What the hell is with your hostility? I didn’t attack you, I didn’t say anything negative to or about you, I just started a fun discussion about freaking shorts. JFC.
You are right. I did, in fact, not mention that you were saying this was before the Dukes of Hazzard (probably based on my trashy home town, right? :rolleyes:). But certainly, many of those answering in this thread were around back then just like you were and would have mentioned if it was something they had heard. Now, I’m not discrediting your experience- it’s yours to have. You’re not wrong. I was just surprised because I had never heard anyone refer to Bermudas as anything but. . .Bermudas. This includes old TV shows and movies I’ve seen, books, etc. Like I said, I accept I might be wrong. That’s why I started the poll- to see if the experiences of others are similar to mine.
Now, really, stop the personal attacks in a fucking thread about shorts.
Not in Oklahoma in the 1970’s. We called them “cut-offs” and my Mom used to make them for me every spring.
I’ve never heard anyone call cut-offs “bermudas”. Even as kids in the 70’s we knew that Bermuda shorts were the dorky long shorts that old people wore.
Wow, did Diosa pee in your coffee this morning or something? It’s not her fault if people you knew used the wrong term for short shorts. Notice how in the Cafe Soc thread, no one has backed you up? That’d be because you’re wrong.
Another kid from the 70’s checking in. At least in the midwest cutoffs were cutoffs weather long or short. The short ones that we now call DD’s were still cutoffs and even guys wore them. Maybe not quite as short, but I remember the tips of the pockets sticking out.
Bermudas on the other hand were what my Dad wore and were really uncool. They came to the knee and had a hem. They were also not ever denim.
You keep saying it is normal to call DD’s Bermudas but so far not a single other person has experienced this. Not saying it wasn’t your experience, but apparently not wide spread.
I am old enough to remember businessmen shamelessly walking the streets of American cities, wearing snap-brim fedoras, sport coats & ties, bermuda shorts (usually in madras print), and knee socks.
I still think knee socks look good with shorts, but lack the courage to attempt them.
Bermuda shorts are dressy, tailored, knee-length shorts in many fabrics, but never, ever denim (until some marketers started calling them that recently.) Dads and Grandpas wore Bermudas. With socks, and dress shoes. No one under the age of 30 wore Bermudas unless they were tragically uncool. Maybe in some tiny pocket of the country the term bermuda became a catch-all term for any kind of short pant, but Cut-offs were jeans that had gotten too short that you cut off to make into shorts of any length. And girls that wore tiny shorts with inseams of less that two inches were wearing hot pants or short-shorts. Regular shorts were any length your mom approved of.

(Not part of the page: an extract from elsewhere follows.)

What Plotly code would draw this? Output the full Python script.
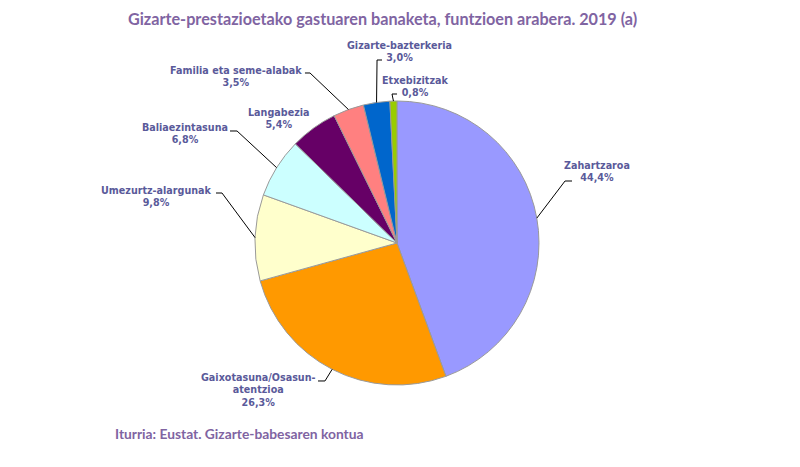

Actually, when I think of Bermuda shorts as we knew them in the '60s, I think plaid. Or madras. But I guess technically the long denim ones could qualify.
Whenever we cut off jeans, we made 'em a lot shorter, and called them either cutoffs or shorts.
Below the knee, they were “pedal pushers.” A bit longer, almost to the ankle and tapered, “capris.”
Well. I came in too late everyone took my answer. Now, I just have to become an echo. Like everyone else, I say bermuda shorts are NOT cut offs. They are dressy pants in short form.
The type of shorts known as Daisy Dukes now is not now, nor was it in the past, known as “Bermuda shorts” in any place I ever lived, pre-70s. These do not include Bakersfield but do include Los Angeles, Texas, and Oklahoma. “Bermudas” were what old men wore, often with sandals and black knee socks. “Short shorts” and, if denim, “cutoffs” were what luscious and savvy young women wore, never dreaming the day would come when they, too, would have to make do with Bermudas.
Knee length, not cut-offs. When I was in high school we talked about Bermuda shorts and Jamaica shorts. IIRC, Jamaica shorts were the shorter of the two.
I was only a wee lad in the 70s, so take it for what it’s worth, but “Bermuda shorts” to me have always meant hemmed, knee-length shorts. I don’t think of them as being made from denim, but I suppose they can be. I have never heard anyone refer to cut-offs/Daisy Dukes as “Bermuda shorts.” That must be a very regionalized usage.